--- BEGIN ---

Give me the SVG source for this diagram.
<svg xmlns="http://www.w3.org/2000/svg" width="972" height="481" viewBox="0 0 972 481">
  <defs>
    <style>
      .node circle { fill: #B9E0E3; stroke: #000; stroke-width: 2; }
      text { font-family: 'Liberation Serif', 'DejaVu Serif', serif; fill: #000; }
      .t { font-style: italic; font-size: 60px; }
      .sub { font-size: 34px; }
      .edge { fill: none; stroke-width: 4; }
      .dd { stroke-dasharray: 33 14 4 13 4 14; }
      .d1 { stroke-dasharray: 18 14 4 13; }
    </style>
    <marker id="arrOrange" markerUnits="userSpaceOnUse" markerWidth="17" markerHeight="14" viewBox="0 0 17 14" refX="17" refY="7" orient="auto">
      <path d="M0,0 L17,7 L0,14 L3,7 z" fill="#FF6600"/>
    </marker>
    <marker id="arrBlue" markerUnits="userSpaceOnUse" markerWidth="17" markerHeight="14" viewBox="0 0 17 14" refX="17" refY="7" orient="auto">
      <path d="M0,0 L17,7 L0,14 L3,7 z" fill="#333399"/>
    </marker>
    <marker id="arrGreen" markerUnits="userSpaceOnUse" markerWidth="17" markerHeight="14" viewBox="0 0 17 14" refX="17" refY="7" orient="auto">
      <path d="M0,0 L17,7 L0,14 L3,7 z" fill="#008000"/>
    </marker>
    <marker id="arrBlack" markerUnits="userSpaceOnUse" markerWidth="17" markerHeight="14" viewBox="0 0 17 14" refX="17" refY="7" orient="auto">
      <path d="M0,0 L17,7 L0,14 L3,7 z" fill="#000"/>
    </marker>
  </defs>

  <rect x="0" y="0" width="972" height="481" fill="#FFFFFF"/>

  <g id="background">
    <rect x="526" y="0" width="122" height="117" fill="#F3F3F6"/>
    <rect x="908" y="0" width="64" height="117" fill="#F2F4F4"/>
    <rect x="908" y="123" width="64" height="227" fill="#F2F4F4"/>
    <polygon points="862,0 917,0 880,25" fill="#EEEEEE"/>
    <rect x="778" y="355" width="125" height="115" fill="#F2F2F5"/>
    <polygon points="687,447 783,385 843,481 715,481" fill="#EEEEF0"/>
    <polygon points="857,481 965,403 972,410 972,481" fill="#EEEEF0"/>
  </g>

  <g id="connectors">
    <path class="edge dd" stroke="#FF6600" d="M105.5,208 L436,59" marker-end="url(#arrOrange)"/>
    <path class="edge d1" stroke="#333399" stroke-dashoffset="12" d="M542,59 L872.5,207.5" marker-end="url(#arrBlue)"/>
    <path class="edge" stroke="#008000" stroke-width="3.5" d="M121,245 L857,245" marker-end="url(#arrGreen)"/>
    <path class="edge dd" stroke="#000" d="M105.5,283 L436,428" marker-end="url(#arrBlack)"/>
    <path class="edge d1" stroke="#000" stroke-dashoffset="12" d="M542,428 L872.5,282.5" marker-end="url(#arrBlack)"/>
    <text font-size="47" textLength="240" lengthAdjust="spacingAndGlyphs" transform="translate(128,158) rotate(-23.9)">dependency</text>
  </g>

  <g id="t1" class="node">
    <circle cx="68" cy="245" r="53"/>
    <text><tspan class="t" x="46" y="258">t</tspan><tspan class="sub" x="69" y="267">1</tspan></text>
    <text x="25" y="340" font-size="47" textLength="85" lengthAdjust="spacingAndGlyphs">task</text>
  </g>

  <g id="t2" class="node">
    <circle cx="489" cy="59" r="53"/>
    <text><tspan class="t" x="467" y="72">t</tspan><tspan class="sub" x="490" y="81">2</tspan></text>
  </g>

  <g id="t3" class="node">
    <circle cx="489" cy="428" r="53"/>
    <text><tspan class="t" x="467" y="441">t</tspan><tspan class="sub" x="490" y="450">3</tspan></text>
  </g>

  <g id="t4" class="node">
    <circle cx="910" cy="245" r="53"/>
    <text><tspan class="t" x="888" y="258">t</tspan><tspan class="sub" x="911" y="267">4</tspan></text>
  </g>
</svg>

--- END ---

* **WRITTEN TASK**: Give back the whole listing, word for word.

* **FULL ANSWER**:
Give me the SVG source for this diagram.
<svg xmlns="http://www.w3.org/2000/svg" width="972" height="481" viewBox="0 0 972 481">
  <defs>
    <style>
      .node circle { fill: #B9E0E3; stroke: #000; stroke-width: 2; }
      text { font-family: 'Liberation Serif', 'DejaVu Serif', serif; fill: #000; }
      .t { font-style: italic; font-size: 60px; }
      .sub { font-size: 34px; }
      .edge { fill: none; stroke-width: 4; }
      .dd { stroke-dasharray: 33 14 4 13 4 14; }
      .d1 { stroke-dasharray: 18 14 4 13; }
    </style>
    <marker id="arrOrange" markerUnits="userSpaceOnUse" markerWidth="17" markerHeight="14" viewBox="0 0 17 14" refX="17" refY="7" orient="auto">
      <path d="M0,0 L17,7 L0,14 L3,7 z" fill="#FF6600"/>
    </marker>
    <marker id="arrBlue" markerUnits="userSpaceOnUse" markerWidth="17" markerHeight="14" viewBox="0 0 17 14" refX="17" refY="7" orient="auto">
      <path d="M0,0 L17,7 L0,14 L3,7 z" fill="#333399"/>
    </marker>
    <marker id="arrGreen" markerUnits="userSpaceOnUse" markerWidth="17" markerHeight="14" viewBox="0 0 17 14" refX="17" refY="7" orient="auto">
      <path d="M0,0 L17,7 L0,14 L3,7 z" fill="#008000"/>
    </marker>
    <marker id="arrBlack" markerUnits="userSpaceOnUse" markerWidth="17" markerHeight="14" viewBox="0 0 17 14" refX="17" refY="7" orient="auto">
      <path d="M0,0 L17,7 L0,14 L3,7 z" fill="#000"/>
    </marker>
  </defs>

  <rect x="0" y="0" width="972" height="481" fill="#FFFFFF"/>

  <g id="background">
    <rect x="526" y="0" width="122" height="117" fill="#F3F3F6"/>
    <rect x="908" y="0" width="64" height="117" fill="#F2F4F4"/>
    <rect x="908" y="123" width="64" height="227" fill="#F2F4F4"/>
    <polygon points="862,0 917,0 880,25" fill="#EEEEEE"/>
    <rect x="778" y="355" width="125" height="115" fill="#F2F2F5"/>
    <polygon points="687,447 783,385 843,481 715,481" fill="#EEEEF0"/>
    <polygon points="857,481 965,403 972,410 972,481" fill="#EEEEF0"/>
  </g>

  <g id="connectors">
    <path class="edge dd" stroke="#FF6600" d="M105.5,208 L436,59" marker-end="url(#arrOrange)"/>
    <path class="edge d1" stroke="#333399" stroke-dashoffset="12" d="M542,59 L872.5,207.5" marker-end="url(#arrBlue)"/>
    <path class="edge" stroke="#008000" stroke-width="3.5" d="M121,245 L857,245" marker-end="url(#arrGreen)"/>
    <path class="edge dd" stroke="#000" d="M105.5,283 L436,428" marker-end="url(#arrBlack)"/>
    <path class="edge d1" stroke="#000" stroke-dashoffset="12" d="M542,428 L872.5,282.5" marker-end="url(#arrBlack)"/>
    <text font-size="47" textLength="240" lengthAdjust="spacingAndGlyphs" transform="translate(128,158) rotate(-23.9)">dependency</text>
  </g>

  <g id="t1" class="node">
    <circle cx="68" cy="245" r="53"/>
    <text><tspan class="t" x="46" y="258">t</tspan><tspan class="sub" x="69" y="267">1</tspan></text>
    <text x="25" y="340" font-size="47" textLength="85" lengthAdjust="spacingAndGlyphs">task</text>
  </g>

  <g id="t2" class="node">
    <circle cx="489" cy="59" r="53"/>
    <text><tspan class="t" x="467" y="72">t</tspan><tspan class="sub" x="490" y="81">2</tspan></text>
  </g>

  <g id="t3" class="node">
    <circle cx="489" cy="428" r="53"/>
    <text><tspan class="t" x="467" y="441">t</tspan><tspan class="sub" x="490" y="450">3</tspan></text>
  </g>

  <g id="t4" class="node">
    <circle cx="910" cy="245" r="53"/>
    <text><tspan class="t" x="888" y="258">t</tspan><tspan class="sub" x="911" y="267">4</tspan></text>
  </g>
</svg>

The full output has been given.